SHORT EXERCISE: Print exactly the lines from the first one down to the line that contains "from bokeh.resources import INLINE", both included, and skip the pictures.

DATASET CONTENT:
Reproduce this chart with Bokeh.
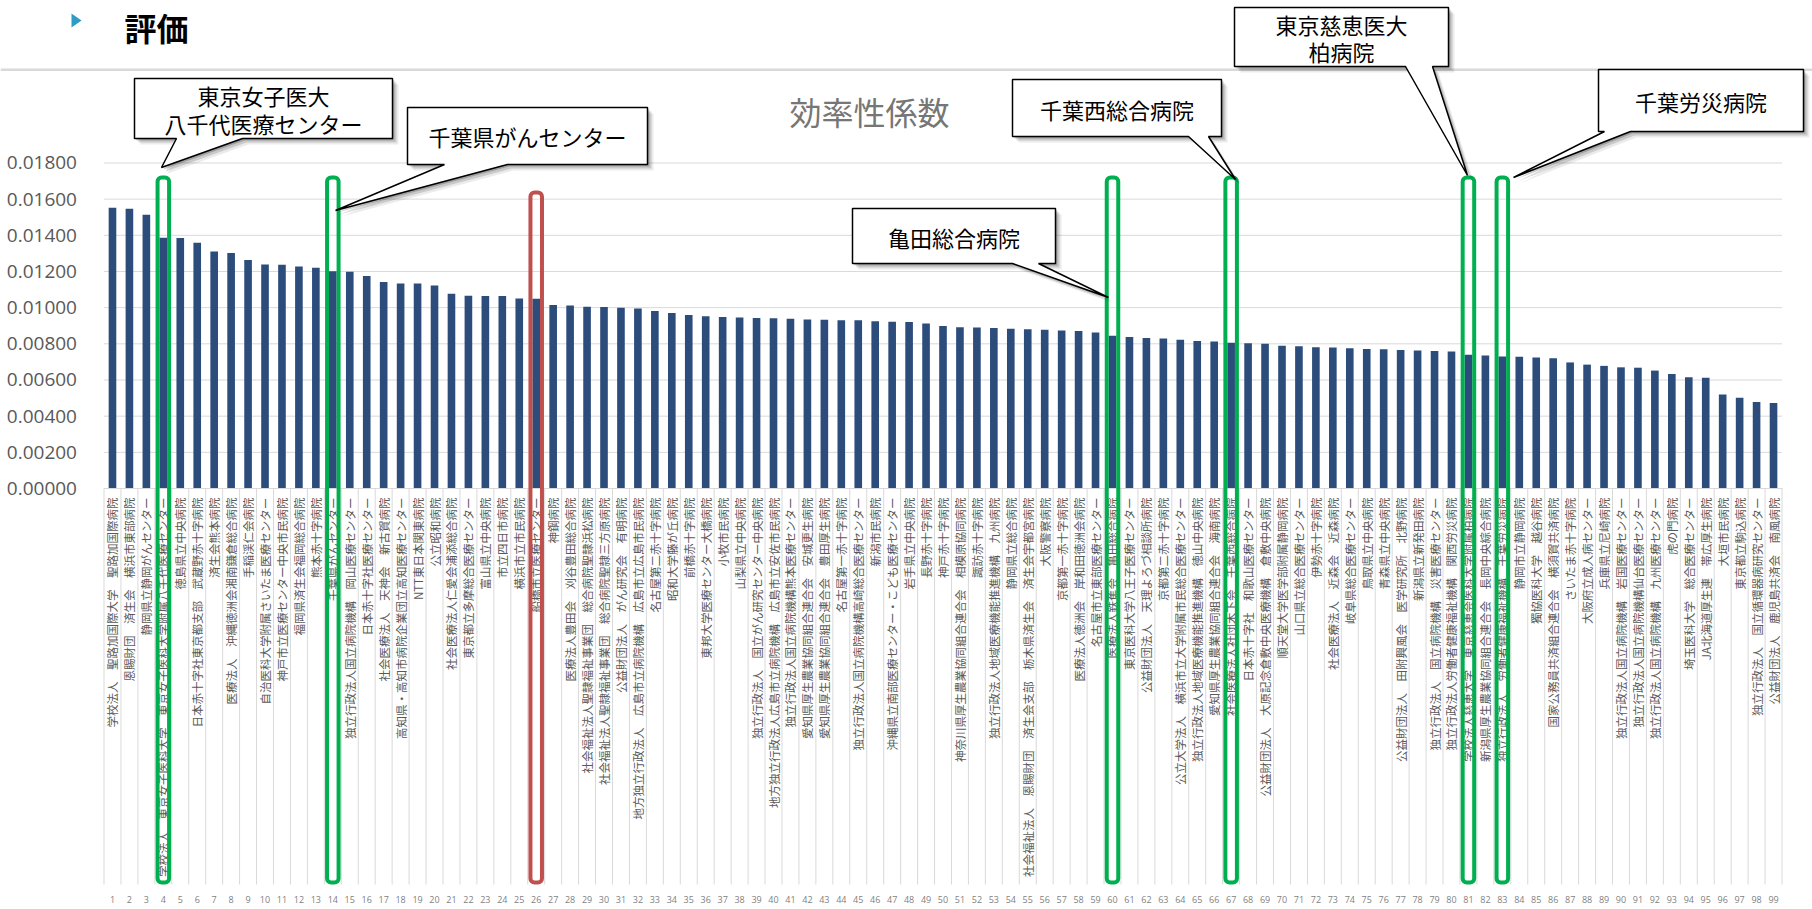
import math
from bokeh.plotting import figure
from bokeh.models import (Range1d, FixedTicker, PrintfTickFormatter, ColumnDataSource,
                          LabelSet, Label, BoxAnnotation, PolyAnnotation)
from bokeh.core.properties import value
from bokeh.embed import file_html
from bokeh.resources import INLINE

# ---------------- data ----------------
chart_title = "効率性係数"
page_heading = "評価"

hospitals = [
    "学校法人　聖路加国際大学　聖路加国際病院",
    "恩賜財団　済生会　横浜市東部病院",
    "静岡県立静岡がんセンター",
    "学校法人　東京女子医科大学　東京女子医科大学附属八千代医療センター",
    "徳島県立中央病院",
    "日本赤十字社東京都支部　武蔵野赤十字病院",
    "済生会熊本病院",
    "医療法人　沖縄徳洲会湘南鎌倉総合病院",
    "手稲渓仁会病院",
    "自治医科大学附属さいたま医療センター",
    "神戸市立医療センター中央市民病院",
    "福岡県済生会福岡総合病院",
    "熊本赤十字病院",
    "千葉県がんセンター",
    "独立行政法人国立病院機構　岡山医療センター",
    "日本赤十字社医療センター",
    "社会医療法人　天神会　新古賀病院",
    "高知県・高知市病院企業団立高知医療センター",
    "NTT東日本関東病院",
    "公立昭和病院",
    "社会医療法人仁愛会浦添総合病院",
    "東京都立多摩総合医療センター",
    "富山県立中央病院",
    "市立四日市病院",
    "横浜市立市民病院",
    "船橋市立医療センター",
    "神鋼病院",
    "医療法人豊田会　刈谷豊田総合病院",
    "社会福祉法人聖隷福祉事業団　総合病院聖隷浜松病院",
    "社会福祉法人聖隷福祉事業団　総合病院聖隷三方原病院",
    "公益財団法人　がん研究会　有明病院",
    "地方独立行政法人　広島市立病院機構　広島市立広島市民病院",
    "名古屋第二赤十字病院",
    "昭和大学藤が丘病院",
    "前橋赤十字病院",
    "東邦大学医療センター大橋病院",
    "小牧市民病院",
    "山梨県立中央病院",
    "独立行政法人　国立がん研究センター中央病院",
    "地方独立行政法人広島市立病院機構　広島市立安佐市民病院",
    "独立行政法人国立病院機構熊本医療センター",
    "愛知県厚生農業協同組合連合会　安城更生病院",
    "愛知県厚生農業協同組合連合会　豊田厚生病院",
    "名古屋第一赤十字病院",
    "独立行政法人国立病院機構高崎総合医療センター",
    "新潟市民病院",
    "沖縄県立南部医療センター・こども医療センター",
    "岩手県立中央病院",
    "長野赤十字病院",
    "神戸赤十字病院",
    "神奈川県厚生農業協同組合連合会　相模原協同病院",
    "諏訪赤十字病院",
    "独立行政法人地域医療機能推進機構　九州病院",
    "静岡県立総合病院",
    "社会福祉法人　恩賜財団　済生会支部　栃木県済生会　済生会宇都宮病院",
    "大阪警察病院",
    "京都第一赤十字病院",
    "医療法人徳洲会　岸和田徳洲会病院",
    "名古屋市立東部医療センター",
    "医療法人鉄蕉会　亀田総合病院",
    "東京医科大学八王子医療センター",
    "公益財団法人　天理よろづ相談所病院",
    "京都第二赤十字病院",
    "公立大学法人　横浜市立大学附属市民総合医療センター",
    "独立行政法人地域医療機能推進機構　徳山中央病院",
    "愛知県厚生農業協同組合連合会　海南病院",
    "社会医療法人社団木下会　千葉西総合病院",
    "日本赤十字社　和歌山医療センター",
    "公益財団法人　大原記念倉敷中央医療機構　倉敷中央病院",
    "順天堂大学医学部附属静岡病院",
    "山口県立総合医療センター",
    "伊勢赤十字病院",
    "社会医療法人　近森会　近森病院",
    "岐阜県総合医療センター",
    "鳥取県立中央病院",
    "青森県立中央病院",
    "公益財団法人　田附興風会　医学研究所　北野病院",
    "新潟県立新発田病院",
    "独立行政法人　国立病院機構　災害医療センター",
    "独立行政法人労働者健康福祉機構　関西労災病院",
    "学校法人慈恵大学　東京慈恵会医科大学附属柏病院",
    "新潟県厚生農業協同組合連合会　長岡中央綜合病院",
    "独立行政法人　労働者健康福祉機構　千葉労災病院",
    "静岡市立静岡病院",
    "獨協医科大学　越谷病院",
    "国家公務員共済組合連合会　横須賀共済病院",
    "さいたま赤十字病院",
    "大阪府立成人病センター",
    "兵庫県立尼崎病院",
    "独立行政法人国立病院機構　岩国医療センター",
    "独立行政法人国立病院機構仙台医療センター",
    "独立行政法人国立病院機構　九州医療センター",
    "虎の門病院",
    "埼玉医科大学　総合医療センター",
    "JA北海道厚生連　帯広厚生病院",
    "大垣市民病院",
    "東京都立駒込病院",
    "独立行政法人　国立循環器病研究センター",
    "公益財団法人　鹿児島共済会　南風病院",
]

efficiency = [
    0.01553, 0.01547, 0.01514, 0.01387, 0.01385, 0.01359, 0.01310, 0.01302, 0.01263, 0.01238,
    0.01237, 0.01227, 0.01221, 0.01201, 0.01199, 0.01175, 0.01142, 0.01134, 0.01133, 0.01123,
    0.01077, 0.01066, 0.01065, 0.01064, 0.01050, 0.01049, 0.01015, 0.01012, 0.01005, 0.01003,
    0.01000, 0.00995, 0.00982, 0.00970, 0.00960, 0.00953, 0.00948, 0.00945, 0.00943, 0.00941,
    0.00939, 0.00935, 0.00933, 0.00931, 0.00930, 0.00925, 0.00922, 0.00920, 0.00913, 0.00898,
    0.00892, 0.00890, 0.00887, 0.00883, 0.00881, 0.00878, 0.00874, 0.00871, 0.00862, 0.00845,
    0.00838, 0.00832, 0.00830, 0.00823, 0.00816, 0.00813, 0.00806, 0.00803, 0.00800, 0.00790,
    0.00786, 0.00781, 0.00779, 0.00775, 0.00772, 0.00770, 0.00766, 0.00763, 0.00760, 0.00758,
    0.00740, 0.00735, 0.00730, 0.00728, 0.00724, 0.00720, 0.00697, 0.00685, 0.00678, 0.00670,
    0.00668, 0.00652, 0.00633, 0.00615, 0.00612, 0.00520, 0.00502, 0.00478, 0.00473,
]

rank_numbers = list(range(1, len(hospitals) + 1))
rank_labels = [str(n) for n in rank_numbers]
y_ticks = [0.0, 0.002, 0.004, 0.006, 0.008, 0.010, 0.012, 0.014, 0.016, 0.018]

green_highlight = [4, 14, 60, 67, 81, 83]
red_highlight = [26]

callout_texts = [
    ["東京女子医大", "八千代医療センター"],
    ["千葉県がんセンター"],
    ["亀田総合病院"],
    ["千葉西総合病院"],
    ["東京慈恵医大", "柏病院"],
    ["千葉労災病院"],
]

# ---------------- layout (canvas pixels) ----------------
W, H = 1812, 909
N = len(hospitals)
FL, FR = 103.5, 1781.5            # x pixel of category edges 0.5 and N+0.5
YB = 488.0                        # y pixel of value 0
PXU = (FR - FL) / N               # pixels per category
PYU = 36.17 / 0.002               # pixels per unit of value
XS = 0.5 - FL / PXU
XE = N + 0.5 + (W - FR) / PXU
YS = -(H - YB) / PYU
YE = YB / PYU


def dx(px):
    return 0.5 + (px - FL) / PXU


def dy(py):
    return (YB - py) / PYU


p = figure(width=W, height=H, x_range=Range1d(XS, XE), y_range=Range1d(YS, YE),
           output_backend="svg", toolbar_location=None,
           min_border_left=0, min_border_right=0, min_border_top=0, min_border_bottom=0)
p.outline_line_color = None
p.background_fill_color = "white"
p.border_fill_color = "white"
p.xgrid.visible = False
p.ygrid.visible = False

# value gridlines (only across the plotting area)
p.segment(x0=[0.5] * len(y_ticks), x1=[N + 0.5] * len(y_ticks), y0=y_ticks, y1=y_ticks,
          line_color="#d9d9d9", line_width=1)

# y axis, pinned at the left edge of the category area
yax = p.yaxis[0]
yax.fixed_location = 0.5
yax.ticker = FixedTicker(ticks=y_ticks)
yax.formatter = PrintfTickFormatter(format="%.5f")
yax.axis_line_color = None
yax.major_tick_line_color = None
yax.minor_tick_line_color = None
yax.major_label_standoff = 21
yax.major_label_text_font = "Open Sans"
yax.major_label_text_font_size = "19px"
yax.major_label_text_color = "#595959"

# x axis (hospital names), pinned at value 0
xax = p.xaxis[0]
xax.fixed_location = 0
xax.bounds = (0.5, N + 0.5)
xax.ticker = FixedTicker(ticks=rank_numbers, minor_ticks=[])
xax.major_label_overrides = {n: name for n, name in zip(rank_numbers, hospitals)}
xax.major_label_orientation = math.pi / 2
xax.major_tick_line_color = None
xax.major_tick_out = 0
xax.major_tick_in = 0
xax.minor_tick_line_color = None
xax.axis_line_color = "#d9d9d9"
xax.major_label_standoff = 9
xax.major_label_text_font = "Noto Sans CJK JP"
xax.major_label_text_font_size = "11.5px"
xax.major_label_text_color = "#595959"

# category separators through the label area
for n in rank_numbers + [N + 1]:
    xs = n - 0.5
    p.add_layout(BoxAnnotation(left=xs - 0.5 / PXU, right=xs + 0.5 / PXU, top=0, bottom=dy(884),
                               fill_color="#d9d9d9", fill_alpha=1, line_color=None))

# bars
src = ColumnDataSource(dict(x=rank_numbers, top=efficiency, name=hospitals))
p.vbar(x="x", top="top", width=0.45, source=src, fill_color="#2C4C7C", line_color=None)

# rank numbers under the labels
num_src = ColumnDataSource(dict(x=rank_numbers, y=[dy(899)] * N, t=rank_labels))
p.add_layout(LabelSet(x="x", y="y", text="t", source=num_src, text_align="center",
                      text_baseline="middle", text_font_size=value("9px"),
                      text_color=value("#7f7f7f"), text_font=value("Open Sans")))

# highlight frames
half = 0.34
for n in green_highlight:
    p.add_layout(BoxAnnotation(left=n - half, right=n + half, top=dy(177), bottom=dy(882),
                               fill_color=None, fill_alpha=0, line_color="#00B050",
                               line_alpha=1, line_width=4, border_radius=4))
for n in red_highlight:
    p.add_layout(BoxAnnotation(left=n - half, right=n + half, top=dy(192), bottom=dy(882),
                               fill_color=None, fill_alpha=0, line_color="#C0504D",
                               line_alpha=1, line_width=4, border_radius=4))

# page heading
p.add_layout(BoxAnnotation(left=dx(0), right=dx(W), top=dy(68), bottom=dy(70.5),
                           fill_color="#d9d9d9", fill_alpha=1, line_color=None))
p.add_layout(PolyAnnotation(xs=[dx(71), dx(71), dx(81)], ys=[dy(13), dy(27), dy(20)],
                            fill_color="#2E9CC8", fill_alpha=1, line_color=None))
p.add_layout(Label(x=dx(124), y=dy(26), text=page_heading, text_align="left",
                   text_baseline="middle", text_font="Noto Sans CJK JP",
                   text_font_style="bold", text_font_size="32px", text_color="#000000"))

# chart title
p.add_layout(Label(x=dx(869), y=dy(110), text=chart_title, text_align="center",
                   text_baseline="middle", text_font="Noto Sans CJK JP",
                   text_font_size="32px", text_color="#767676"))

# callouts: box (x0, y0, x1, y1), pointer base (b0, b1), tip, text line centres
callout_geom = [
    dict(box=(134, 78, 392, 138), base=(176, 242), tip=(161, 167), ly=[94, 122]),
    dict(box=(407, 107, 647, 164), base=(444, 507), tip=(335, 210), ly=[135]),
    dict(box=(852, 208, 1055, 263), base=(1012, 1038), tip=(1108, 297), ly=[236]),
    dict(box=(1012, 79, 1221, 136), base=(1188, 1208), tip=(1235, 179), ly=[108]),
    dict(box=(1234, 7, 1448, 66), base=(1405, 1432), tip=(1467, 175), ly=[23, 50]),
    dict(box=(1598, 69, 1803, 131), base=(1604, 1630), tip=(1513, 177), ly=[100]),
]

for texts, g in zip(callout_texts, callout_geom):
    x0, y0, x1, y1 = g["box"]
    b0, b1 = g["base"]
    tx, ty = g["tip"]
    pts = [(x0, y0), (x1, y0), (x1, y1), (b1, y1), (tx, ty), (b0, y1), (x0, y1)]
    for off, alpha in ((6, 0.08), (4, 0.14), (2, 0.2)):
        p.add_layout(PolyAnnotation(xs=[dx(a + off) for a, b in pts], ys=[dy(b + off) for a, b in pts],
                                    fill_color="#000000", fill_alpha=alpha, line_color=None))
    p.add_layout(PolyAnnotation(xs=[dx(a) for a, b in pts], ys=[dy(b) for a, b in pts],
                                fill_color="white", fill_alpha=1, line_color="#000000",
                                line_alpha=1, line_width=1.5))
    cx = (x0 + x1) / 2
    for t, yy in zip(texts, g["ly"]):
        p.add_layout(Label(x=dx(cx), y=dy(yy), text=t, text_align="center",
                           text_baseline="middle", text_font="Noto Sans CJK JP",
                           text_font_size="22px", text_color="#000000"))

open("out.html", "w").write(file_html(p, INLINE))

RESPONSE FOR THIS EXERCISE:
Reproduce this chart with Bokeh.
import math
from bokeh.plotting import figure
from bokeh.models import (Range1d, FixedTicker, PrintfTickFormatter, ColumnDataSource,
                          LabelSet, Label, BoxAnnotation, PolyAnnotation)
from bokeh.core.properties import value
from bokeh.embed import file_html
from bokeh.resources import INLINE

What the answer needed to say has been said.